Multi-layer thick-film microwave components and measurements

The trend in wireless and mobile communications for broader bandwidth microwave circuitry, coupled with high packaging density and low cost fabrication has triggered investigations of new circuit configurations and technologies that meet these requirements. We have addressed these issues through the study of multilayer microwave structures using advanced thick-film technology. The techniques described employ several layers of metal sandwiched by thick-film dielectric. This leads to an efficient solution for system miniaturization. Characterization of 2-layer thick-film microstrip line has been carried out through electromagnetic computation and practical measurement, and this has established the basic database for designing multilayer thick-film microwave structures. It is also shown that the use of multilayer thick-film microstrip permits the realization of very high characteristic impedance lines on high dielectric constant substrates, without the need for very narrow lines. The high impedance capability of this structure is very attractive for the implementation of low-loss matching networks and passive components with enhanced bandwidth performance. Strong coupling, that is often required in the design of microwave couplers and filters, is difficult to realize in conventional single layer structures, due to the requirements for very narrow gaps. However, by using multilayer structure, strong coupling can be easily obtained by overlapping conductor tracks in different layers, with less stringent geometrical requirements.
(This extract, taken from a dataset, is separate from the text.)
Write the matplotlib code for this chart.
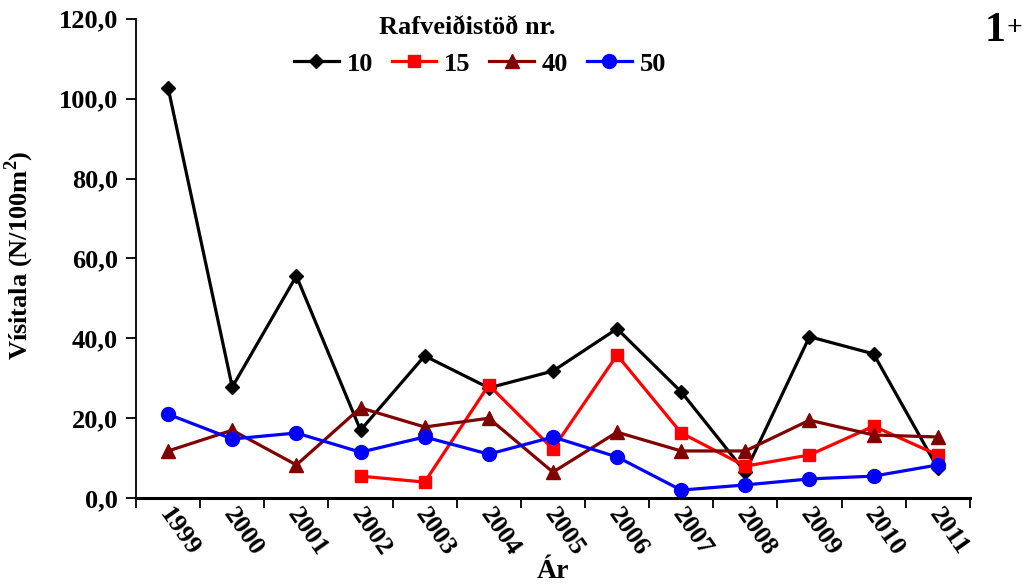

A multilayer end-coupled microwave filter centered at 10GHz using thick-film technology has been designed and simulated. A 30% bandwidth has been achieved which shows a very significant improvement over conventional single layer structures, where the bandwidth achievable is normally less than 5%. The significance of this work is that it shows that the multilayer approach to microwave structures, coupled with new thick-film technology, offers a viable and economic solution to achieving high-density, high-performance microwave circuits.